I’d be pissed off too, and that was the context of my Twitter comment. Cave is a pro player with a bit of edge. He understands the competition to fill 13 is incredibly hot and has made his claim. My thinking was, with Fitz, Earls and Henshaw out of action, now is the time to put up or shut up.

However, this Summer he didn’t really do either. And that’s a problem for Joe.

Incredibly, Ireland has 10-12 or so games until the WC 2015 kicks off. Whatever your thoughts on O’Driscoll’s long walk into the sunset and indifferent form, that’s been done now and we need to find a replacement.

With Henshaw, Fitz, Earls, McFadden, Bowe and soon, most likely, Payne in the equation, there aren’t many minutes to decide who we go with. Schmidt will want a player to step in and show what he’s made of very quickly. Or else, realistically given the quality of player we’re talking about, the next guy will get a chance. Joe is nothing if not pragmatic and won’t think twice about discarding someone he doesn’t feel fits.

Payne in particular is seen as the saviour, though I have my doubts about his prowess at outside centre. For me he looks far more comfortable in the expanses of 15, given his deceptive footwork and ability to find space. However, he will almost certainly be tried at 13 in at least one of the two meaningful Autumn tests.

Henshaw meanwhile is probably first in line at this stage, and was unlucky to miss Argentina. He would likely have started last week but for injury, and again, will likely be given gametime before the 6 Nations 2015.

After that, we’re into pick and stick territory.

Step forward for your audition Darren.


Last week in rural Resistencia, Cave was fine. Some nice breaks, some missed tackles (though not as many as others), a poor lack of speed while covering back, a general lack of incision, a knock on but a fairly ok game.
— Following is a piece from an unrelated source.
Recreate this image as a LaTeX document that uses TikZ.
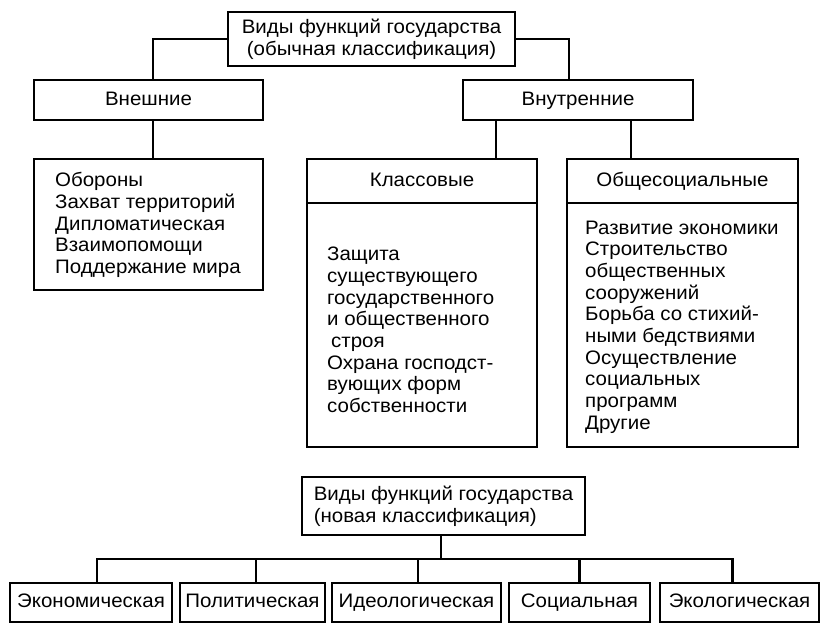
\documentclass[tikz,border=0pt]{standalone}
\usepackage{fontspec}
\setmainfont[FakeStretch=1.05]{Liberation Sans}
\usetikzlibrary{calc}
\def\boxfont{\fontsize{19.5}{21.7}\selectfont}
\tikzset{
	box/.style={draw, line width=2.2pt, inner sep=0pt, font=\boxfont},
	lbl/.style={box, text height=14pt, text depth=4pt},
	txt/.style={anchor=west, align=left, inner sep=0pt, font=\boxfont},
	conn/.style={line width=2.2pt},
}

\begin{document}
\begin{tikzpicture}[x=1pt, y=-1pt]
			\useasboundingbox (0,0) rectangle (830,638);
			%%%%% OLD CLASSIFICATION %%%%%
			\node[box, minimum width=287, minimum height=54, align=center] (oldtop) at (371.5,39) {Виды функций государства\\(обычная классификация)};
			
			\node[lbl, minimum width=229, minimum height=40] (ext) at (148.5,100) {Внешние};
			\node[lbl, minimum width=230, minimum height=40] (int) at (578,100) {Внутренние};
			
			\node[box, minimum width=229, minimum height=131] (extlist) at (148.5,224.5) {};
			\node[txt] (extitems) at (55,225) {Обороны\\Захват территорий\\Дипломатическая\\Взаимопомощи\\Поддержание мира};
			
			\node[lbl, minimum width=230, minimum height=44] (clshead) at (422,181) {Классовые};
			\node[box, minimum width=230, minimum height=244] (clsbody) at (422,325) {};
			\node[txt] (clsitems) at (327,330) {Защита\\существующего\\государственного\\и общественного\\\hspace{4pt}строя\\Охрана господст-\\вующих форм\\собственности};
			
			\node[lbl, minimum width=231, minimum height=44] (sochead) at (682.5,181) {Общесоциальные};
			\node[box, minimum width=231, minimum height=244] (socbody) at (682.5,325) {};
			\node[txt] (socitems) at (585,327) {Развитие экономики\\Строительство\\общественных\\сооружений\\Борьба со стихий-\\ными бедствиями\\Осуществление\\социальных\\программ\\Другие};
			
			\draw[conn] (oldtop.west) -| ([xshift=4.5]ext.north);
			\draw[conn] (oldtop.east) -| ([xshift=-9]int.north);
			\draw[conn] ([xshift=4.5]ext.south) -- ([xshift=4.5]ext.south |- extlist.north);
			\draw[conn] ([xshift=-82]int.south) -- ([xshift=-82]int.south |- clshead.north);
			\draw[conn] ([xshift=53]int.south) -- ([xshift=53]int.south |- sochead.north);
			
			%%%%% NEW CLASSIFICATION %%%%%
			\node[box, minimum width=283, minimum height=58, align=left] (newtop) at (443.5,506) {Виды функций государства\\(новая классификация)};
			\coordinate (bus) at (0,559);
			
			\node[lbl, minimum width=162, minimum height=39] (econ) at (91,602.5) {Экономическая};
			\node[lbl, minimum width=145, minimum height=39] (pol) at (252.5,602.5) {Политическая};
			\node[lbl, minimum width=169, minimum height=39] (ideo) at (416.5,602.5) {Идеологическая};
			\node[lbl, minimum width=141, minimum height=39] (soc) at (579.5,602.5) {Социальная};
			\node[lbl, minimum width=159, minimum height=39] (ecol) at (739.5,602.5) {Экологическая};
			
			\draw[conn] ([xshift=-2.5]newtop.south) -- ([xshift=-2.5]newtop.south |- bus);
			\draw[conn] ([xshift=6]econ.north) |- ([xshift=-7]ecol.north |- bus) -- ([xshift=-7]ecol.north);
			\draw[conn] ([xshift=3.5]pol.north) -- ([xshift=3.5]pol.north |- bus);
			\draw[conn] ([xshift=1.5]ideo.north) -- ([xshift=1.5]ideo.north |- bus);
			\draw[conn] (soc.north) -- (soc.north |- bus);
			%%%%% END %%%%%
\end{tikzpicture}
\end{document}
We can all generally agree on that I think.

After the game, I tweeted, the following.

Of course, the knives came out and again, the statement was taken as meaning something it really didn’t.

My point was, and is, the very same as I said above. Cave has a limited window to impress, and needs to do more than just be ‘ok’ against a scratch Puma side in a Summer test.
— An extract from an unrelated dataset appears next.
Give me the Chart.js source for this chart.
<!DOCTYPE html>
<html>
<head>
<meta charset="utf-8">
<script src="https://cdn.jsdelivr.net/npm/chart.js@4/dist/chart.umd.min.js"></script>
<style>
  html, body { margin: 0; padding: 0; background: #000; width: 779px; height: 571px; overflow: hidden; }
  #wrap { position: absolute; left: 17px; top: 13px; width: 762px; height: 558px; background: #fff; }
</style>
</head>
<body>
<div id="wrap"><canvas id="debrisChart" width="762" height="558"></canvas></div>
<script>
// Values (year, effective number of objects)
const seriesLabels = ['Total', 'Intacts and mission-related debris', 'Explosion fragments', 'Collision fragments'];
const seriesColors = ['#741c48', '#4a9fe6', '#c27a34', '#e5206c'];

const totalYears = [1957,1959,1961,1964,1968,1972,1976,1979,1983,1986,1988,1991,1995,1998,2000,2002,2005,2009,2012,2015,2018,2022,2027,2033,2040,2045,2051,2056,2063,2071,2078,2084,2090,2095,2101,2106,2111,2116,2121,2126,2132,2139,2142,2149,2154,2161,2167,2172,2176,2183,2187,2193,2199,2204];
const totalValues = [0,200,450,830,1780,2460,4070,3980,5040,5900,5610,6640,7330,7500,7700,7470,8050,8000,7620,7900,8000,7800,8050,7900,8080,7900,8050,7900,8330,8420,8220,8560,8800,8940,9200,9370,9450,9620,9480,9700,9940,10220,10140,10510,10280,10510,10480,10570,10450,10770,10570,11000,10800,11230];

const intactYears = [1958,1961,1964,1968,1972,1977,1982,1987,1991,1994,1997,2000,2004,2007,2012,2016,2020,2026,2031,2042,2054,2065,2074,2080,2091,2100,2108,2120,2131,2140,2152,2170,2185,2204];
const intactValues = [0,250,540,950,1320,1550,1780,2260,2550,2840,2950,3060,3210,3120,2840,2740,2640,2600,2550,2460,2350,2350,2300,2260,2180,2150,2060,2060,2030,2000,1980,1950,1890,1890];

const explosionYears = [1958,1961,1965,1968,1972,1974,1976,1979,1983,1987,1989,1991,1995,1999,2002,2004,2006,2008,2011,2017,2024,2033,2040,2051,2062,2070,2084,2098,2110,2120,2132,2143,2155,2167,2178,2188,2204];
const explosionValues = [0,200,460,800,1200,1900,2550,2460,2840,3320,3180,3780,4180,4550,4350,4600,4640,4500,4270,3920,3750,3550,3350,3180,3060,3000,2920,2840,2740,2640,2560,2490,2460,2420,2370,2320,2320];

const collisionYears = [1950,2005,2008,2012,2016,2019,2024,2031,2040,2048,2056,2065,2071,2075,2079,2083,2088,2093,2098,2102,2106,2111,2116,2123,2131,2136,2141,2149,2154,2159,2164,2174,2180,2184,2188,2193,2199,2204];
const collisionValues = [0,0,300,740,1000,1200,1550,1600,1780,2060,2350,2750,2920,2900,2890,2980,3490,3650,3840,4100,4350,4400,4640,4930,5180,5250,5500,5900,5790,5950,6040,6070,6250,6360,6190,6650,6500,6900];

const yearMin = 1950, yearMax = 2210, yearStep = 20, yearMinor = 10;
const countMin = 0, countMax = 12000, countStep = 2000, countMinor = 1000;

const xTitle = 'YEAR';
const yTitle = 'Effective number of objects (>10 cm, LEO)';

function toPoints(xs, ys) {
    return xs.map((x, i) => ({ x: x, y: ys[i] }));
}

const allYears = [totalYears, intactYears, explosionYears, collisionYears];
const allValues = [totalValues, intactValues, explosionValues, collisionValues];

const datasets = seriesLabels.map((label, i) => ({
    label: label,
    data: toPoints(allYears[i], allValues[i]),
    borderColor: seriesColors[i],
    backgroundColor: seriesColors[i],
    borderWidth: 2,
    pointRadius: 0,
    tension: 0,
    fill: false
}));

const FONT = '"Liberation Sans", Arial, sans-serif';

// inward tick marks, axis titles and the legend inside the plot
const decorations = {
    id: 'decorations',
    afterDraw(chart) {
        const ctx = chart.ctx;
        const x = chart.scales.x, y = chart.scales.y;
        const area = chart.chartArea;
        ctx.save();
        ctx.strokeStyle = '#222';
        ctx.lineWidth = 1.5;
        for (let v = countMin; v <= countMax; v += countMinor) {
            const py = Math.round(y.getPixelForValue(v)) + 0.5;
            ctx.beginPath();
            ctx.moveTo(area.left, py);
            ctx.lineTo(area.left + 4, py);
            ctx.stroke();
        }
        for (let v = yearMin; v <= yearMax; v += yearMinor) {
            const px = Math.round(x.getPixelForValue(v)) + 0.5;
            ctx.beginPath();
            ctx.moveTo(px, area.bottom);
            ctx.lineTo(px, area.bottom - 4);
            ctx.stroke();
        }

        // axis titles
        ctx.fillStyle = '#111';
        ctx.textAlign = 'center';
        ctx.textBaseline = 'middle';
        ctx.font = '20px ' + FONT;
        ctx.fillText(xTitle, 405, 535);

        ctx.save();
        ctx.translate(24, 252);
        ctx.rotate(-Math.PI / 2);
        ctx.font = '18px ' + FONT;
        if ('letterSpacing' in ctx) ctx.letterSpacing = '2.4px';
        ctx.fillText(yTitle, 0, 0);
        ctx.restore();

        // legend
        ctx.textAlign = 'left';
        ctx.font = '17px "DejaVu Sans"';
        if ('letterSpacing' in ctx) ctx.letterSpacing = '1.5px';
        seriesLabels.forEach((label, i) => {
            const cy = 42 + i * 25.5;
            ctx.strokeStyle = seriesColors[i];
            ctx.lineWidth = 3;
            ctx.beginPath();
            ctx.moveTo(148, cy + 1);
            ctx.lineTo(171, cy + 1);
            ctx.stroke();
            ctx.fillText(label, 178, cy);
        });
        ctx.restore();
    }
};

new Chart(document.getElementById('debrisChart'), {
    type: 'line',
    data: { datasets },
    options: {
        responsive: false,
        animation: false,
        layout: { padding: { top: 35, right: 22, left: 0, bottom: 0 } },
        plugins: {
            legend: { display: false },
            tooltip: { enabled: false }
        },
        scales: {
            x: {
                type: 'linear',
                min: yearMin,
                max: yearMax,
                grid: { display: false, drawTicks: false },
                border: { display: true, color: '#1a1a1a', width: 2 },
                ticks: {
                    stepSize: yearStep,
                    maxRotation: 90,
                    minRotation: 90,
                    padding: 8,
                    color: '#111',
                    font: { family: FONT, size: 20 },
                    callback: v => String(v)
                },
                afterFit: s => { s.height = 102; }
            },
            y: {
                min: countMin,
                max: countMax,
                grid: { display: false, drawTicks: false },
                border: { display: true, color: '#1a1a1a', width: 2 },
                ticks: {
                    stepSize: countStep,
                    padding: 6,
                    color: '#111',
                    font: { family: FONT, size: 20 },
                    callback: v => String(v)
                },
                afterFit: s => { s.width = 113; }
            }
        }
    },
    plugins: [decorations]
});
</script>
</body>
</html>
On Saturday, McFadden was played at 13, an almost immediate back up of my theory that Cave won’t have much time in that jersey. At 12, the Ulsterman was again quiet, perhaps for good reason.

But pro sport is unfair and you must grasp your chance when it comes. In 180 minutes, Cave, for me, didn’t put his hand up enough. While there are mitigating factors, that’s the reality.

Very easily, we could see Payne start in Autumn, Henshaw come in for Spring and our Darren left to lick his wounds with Ulster in pre-season training camp.

Of course, as we saw with TOL at the last World Cup, anything can happen. But for me, this was a major opportunity missed for an undoubtedly talented guy to stake his claim.

One injury early next year, and that’s realistically the World Cup dream gone for the Hollywood man.

Here’s hoping you get another shot Darren, just make sure to grasp it this time eh?


What do you think? Has Cave missed his chance or am I being harsh? Will he get another before the big kick off in 2015?